Her musical influences include folk and country, as well as rock music, such as Lady Antebellum, Kings of Leon, Coldplay, and U2, apart from Patsy Cline, Joni Mitchell, Dolly Parton, and Pete Yorn.

==American Idol==
Brown initially auditioned for the eighth season of American Idol, where she made it into the Top 54 of the Hollywood rounds but was cut prior to the Top 36 in favor of contestant Megan Joy, after a sing-off. Brown later auditioned in Orlando, Florida with the song "Over the Rainbow", from The Wizard of Oz, by Judy Garland. The judges all loved her performance, including guest judge Kristin Chenoweth, and she made it through to the next round. During Hollywood week, her performance of "What a Wonderful World" was featured as a montage for contestants who made it to the Top 24. She performed "Landslide" on the first night of the semi-finals but did not impress the judges. The judges, later, gave a negative critique on her performance of "Kiss Me" by Sixpence None the Richer during the second week. Despite this, it was well received by the band's lead singer, Leigh Nash. Her cover of Brandi Carlile's "The Story", on the final night before the finals, was considered to be an improvement compared to her past performances. Brown eventually made it to the Top 12.
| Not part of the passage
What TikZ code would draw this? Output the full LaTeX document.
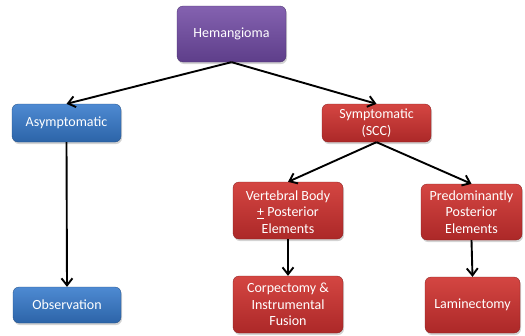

Brown's rendition of "Ruby Tuesday" by The Rolling Stones (she stated that her version is the one by Melanie Safka), according to the judges, "lacked energy" but Simon Cowell added that there was nothing wrong with her vocals. The following day, Brown was eliminated from the show on March 17, 2010. During the night of her elimination, the song "What a Wonderful World" was played at the beginning of the episode, with a montage of the Top 12's journey, setting the tone for her elimination. That night, the Judge's Save was reintroduced (which was also present in season 8). Despite her effort with another performance of "The Story", the judges chose not to save her. Her elimination stirred up controversy after Ryan Seacrest tweeted the results. This caused anger among the fans of the show and as a result, the show had "the smallest audience among 18–49-year-olds for a regularly scheduled in-season episode in "Idol" history". Because she fell short of the top 10, she and Paige Miles will not be on the American Idol 2010 summer tour.

Brown thanked her fans for their support and plans to return to her hometown, after doing interviews in New York City. She says she plans to pursue acting (from a criticism to her by Simon Cowell) as well as a career in music. In her final moments on the show, she said she might pursue country music although her MySpace page lists "pop" and "folk" as her genres. A notable line of Brown in the show was: "You've got to take no's and turn them into yes'es"

===Performances/results===

| Week # | Theme | Song choice | Original artist | Order # | Result |
| Audition | Auditioner's Choice | "Over the Rainbow" | Judy Garland | N/A | Advanced |
| Hollywood | First Solo | "First Day of My Life" | Bright Eyes | N/A | Advanced |
| Hollywood | Group Performance | "Get Ready" | The Temptations | N/A | Advanced |
| Hollywood | Second Solo | "What a Wonderful World" | Louis Armstrong | N/A | Advanced |
| Top 24 (12 Women) | Billboard Hot 100 Hits | "Landslide" | Fleetwood Mac | 7 | Safe |
| Top 20 (10 Women) | "Kiss Me" | Sixpence None the Richer | 3 | Safe |
| Top 16 (8 Women) | "The Story" | Brandi Carlile | 3 | Safe |
| Top 12 | The Rolling Stones | "Ruby Tuesday" | The Rolling Stones | 4 | Eliminated |

==Post-Idol career==
After her elimination, Brown attended several media interviews with Entertainment Weekly, USA Today, The Los Angeles Times, People, several Fox affiliates, MTV, E!, with Ryan Seacrest on his radio show (On Air with Ryan Seacrest), with Ellen DeGeneres on The Ellen DeGeneres Show, along with several in New York City, including the Wendy Williams Show and the Late Show with David Letterman, where she performed "What a Wonderful World". Among the finalists, she has stated that her closest friends are Paige Miles and Lee DeWyze although she is friends with all of them including Siobhan Magnus and Katie Stevens. She has stated in these interviews that she is planning to continue pursuing her career in music but she is also open to any offers that may come to her. She moved to Nashville, Tennessee in February 2011. She released an EP, "Let It Go on May 31, 2011. Brown is the assistant worship leader at Crossland Community Church in Bowling Green, Kentucky.

==="Let It Go"===
Brown's EP "Let It Go" with 5 songs on it, was released on May 31, 2011 on the LEB Record Label.